■ Short task ■
Please, without the pictures, retype exactly the lines from the start of the material through the line that holds "(dakpannen) at (288,1010)".
□ □ □ □ □ □ □
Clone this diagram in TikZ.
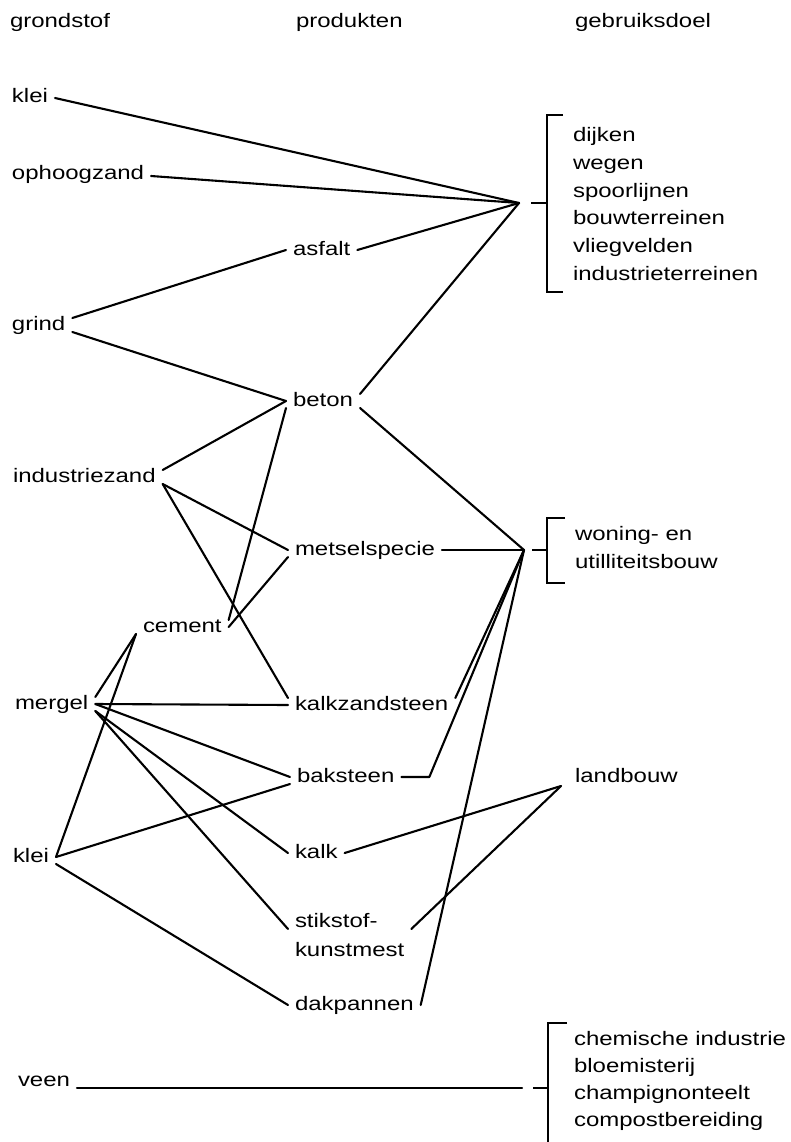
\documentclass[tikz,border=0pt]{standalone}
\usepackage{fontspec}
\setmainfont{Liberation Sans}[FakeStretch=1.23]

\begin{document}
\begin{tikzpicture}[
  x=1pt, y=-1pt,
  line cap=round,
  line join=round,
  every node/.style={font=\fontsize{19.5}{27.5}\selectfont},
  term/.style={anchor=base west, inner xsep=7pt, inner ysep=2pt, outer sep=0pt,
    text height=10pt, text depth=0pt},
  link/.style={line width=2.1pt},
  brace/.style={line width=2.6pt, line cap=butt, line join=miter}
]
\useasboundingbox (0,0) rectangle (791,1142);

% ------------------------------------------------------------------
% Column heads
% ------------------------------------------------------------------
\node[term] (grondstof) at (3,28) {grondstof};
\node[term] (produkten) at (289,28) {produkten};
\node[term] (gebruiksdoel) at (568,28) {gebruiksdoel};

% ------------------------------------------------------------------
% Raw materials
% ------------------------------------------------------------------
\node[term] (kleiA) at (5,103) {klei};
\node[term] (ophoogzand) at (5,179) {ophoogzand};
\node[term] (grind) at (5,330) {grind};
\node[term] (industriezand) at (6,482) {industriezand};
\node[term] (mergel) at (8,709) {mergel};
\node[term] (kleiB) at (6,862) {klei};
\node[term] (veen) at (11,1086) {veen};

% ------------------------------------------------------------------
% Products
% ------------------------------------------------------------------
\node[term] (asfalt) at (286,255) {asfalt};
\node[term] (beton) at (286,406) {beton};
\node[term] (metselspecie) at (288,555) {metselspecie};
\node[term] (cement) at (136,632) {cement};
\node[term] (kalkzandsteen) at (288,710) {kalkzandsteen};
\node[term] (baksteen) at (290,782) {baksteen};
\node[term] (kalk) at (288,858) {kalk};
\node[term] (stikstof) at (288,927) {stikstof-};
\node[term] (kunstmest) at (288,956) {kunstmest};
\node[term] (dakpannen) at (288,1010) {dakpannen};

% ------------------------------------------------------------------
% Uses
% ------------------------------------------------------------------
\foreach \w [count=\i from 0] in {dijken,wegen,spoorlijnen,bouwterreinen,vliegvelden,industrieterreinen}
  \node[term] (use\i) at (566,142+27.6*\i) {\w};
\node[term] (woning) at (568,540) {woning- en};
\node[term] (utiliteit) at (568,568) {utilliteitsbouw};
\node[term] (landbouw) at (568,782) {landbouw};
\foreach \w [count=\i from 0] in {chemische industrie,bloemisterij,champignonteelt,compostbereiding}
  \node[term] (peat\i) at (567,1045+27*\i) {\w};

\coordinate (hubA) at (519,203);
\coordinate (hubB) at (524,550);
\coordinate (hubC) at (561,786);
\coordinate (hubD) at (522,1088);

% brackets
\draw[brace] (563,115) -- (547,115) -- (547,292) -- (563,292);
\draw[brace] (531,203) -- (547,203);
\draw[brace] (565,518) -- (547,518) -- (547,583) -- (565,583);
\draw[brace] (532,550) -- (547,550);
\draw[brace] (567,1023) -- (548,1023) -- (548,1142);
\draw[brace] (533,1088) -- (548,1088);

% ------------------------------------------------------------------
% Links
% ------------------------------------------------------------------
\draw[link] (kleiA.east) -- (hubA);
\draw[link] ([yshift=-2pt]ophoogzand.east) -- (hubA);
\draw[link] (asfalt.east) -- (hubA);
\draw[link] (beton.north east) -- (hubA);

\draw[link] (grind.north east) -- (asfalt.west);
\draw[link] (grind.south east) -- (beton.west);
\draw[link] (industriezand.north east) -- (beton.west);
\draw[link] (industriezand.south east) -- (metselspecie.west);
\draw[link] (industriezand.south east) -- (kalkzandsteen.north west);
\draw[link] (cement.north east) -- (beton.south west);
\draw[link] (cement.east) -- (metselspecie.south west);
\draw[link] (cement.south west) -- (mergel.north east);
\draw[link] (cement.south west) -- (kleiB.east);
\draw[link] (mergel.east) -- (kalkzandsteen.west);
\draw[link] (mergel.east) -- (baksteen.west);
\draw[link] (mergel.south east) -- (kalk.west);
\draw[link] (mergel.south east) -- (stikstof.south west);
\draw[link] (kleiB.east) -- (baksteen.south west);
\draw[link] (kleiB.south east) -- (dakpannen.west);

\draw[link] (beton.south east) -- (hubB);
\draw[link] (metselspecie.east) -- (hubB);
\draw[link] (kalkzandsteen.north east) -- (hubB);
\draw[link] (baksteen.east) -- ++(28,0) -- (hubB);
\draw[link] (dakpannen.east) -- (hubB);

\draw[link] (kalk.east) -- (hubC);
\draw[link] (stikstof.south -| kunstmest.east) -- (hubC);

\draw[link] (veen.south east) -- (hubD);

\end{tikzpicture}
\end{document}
□ □ □ □ □ □ □
■ Reply to the task ■
Clone this diagram in TikZ.
\documentclass[tikz,border=0pt]{standalone}
\usepackage{fontspec}
\setmainfont{Liberation Sans}[FakeStretch=1.23]

\begin{document}
\begin{tikzpicture}[
  x=1pt, y=-1pt,
  line cap=round,
  line join=round,
  every node/.style={font=\fontsize{19.5}{27.5}\selectfont},
  term/.style={anchor=base west, inner xsep=7pt, inner ysep=2pt, outer sep=0pt,
    text height=10pt, text depth=0pt},
  link/.style={line width=2.1pt},
  brace/.style={line width=2.6pt, line cap=butt, line join=miter}
]
\useasboundingbox (0,0) rectangle (791,1142);

% ------------------------------------------------------------------
% Column heads
% ------------------------------------------------------------------
\node[term] (grondstof) at (3,28) {grondstof};
\node[term] (produkten) at (289,28) {produkten};
\node[term] (gebruiksdoel) at (568,28) {gebruiksdoel};

% ------------------------------------------------------------------
% Raw materials
% ------------------------------------------------------------------
\node[term] (kleiA) at (5,103) {klei};
\node[term] (ophoogzand) at (5,179) {ophoogzand};
\node[term] (grind) at (5,330) {grind};
\node[term] (industriezand) at (6,482) {industriezand};
\node[term] (mergel) at (8,709) {mergel};
\node[term] (kleiB) at (6,862) {klei};
\node[term] (veen) at (11,1086) {veen};

% ------------------------------------------------------------------
% Products
% ------------------------------------------------------------------
\node[term] (asfalt) at (286,255) {asfalt};
\node[term] (beton) at (286,406) {beton};
\node[term] (metselspecie) at (288,555) {metselspecie};
\node[term] (cement) at (136,632) {cement};
\node[term] (kalkzandsteen) at (288,710) {kalkzandsteen};
\node[term] (baksteen) at (290,782) {baksteen};
\node[term] (kalk) at (288,858) {kalk};
\node[term] (stikstof) at (288,927) {stikstof-};
\node[term] (kunstmest) at (288,956) {kunstmest};
\node[term] (dakpannen) at (288,1010) {dakpannen};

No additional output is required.